COMPETITION LAW CASE STUDY OF TRANSPORTATION BUSINESS

Rival firms always try to gain control of the market and may use specific methods to eliminate or interfere with the competition. European Competition law seeks to promote fair competition by companies through regulating any anti-competitive practices. The European Commission enforces these laws found in articles 101 to 109 of the Treaty on the Functioning of the European Union (TFEU).[1] In this case study, there are five firms in the transportation business that is Alfa, Bravo, Charlie, Delta, and Echo. These firms are specializing in using lorries to transport goods from Continental Europe into the UK. Alfa is the dominant firm in the market with 41% share, and Bravo follows closely with 31%. However, Charlie, Delta, and Echo have a significantly smaller combined market share of 28%. This paper seeks to examine and provide legal advice and use precedents to determine whether Alfa’s actions in the past year suggests that it has abused its dominant position.

Alfa’s Market dominance

The company will continue to enjoy market dominance because of three reasons. First, it exclusively acquired from the government ownership of a key installation in the distribution process that is a depot. Each of the four rivals uses it for their fleet operations of loading and unloading goods. Second, the depot has a large capacity useful for storing huge consignments, and its convenient location makes it easily accessible from continental Europe. Third, there is a minimal possibility of any of Alfa’s rival or an investor getting planning permission to set up a similar depot. This situation is due to the environmental concerns of another depot increasing pollution levels. Therefore, Alfa enjoys substantial market power because it controls a significant infrastructure in the transport business.
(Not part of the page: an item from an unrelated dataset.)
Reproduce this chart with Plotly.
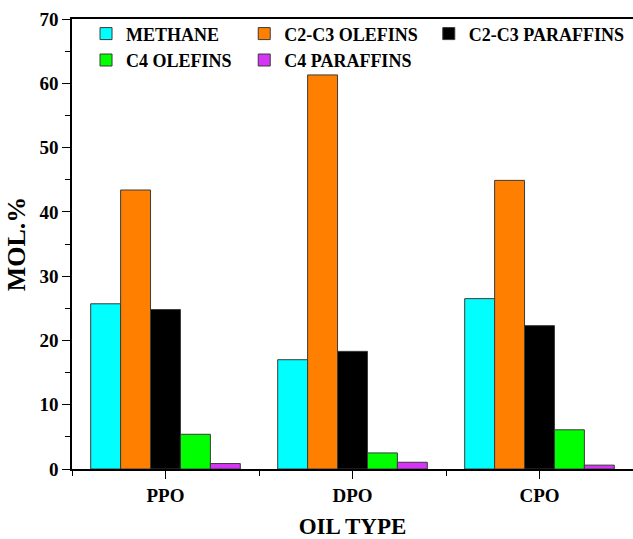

Abuse of Dominant Position

Alfa’s justification of the price hike is to cover for its limited capacity and to renovate the depot to improve their services. However, these are not good enough reasons because Alfa is a company with a broad capital base and being the market leader it generates significant revenue. Therefore, it has the capacity to covering these expenses of renovating or expanding its capacity without passing the costs to users. This move of increasing the depot fees is a suspicious move meant to maintain its profitability. It abuses its dominant position through margin squeezing and exploitation.

Alfa is a vertically integrated firm and controls a critical infrastructure or input in the distribution process. It pays no depot access fee, and so has no additional operating costs. Alfa, therefore, has a wider margin between its wholesale and retail prices and can generate substantial profit than its competitors. When it almost doubles its service charges for depot’s access, it makes the input fee high and increases the operating costs of rival firms. This rise narrows the gap between their wholesale and retail prices, squeezing the profit margin of competitors.[2]

Bravo with 31% market share is also a dominant player in the market. This means it has a significant capital base. It generates considerable revenue from its vast fleet network. This situation puts the firm in a position to deal with Alfa’s price hikes. As a result, they can still maintain their profitability. However, the other three firms are as efficient in competition but have a smaller market share which means a limited capital base and revenue compared to Alfa and Bravo.

Also, an effects-based test can be conducted. This test seeks to check whether the spread between wholesale and retail costs is insufficient and can exclude a competitor. An effects-based analysis would conclude that Alfa’s action would prevent market entry and eliminate a competitor. This situation is evident when we take the example of Delta which already is suffering due to the high overhead costs of maintaining and repairing its older fleet of Lorries, and the high depot expenses will push it out of business. Echo will also be threatened as the high access costs will hamper its low-pricing strategy and limit competitiveness. Therefore, the squeezed margin will exclude the rivals from competing. The commission’s guidance views margin squeeze as a constructive form of a refusal to grant access by a dominant undertaking. [3]

The Deutsche Telekom 2010 competition law case in the Court of Justice of the European Union (CJEU) sets a precedent. The commission found Deutsche Telekom to have abused its dominant position in the telecommunication industry based on the provisions of Article 102. That is the commission can intervene if the dominant undertaking takes actions that hamper the competitiveness of its rivals and causes an exclusionary effect. [4] The German company owned the local loop, which are localized cables used to connect users to the main network, and had a sole legal mandate to provide access to its competitors. However, DT charged its rivals higher prices compared to retail end-users. The CJEU found it guilty of margin squeeze where there was uneven spread between the wholesale and retail prices leading to as efficient competitors finding it difficult to provide their retail services.[5]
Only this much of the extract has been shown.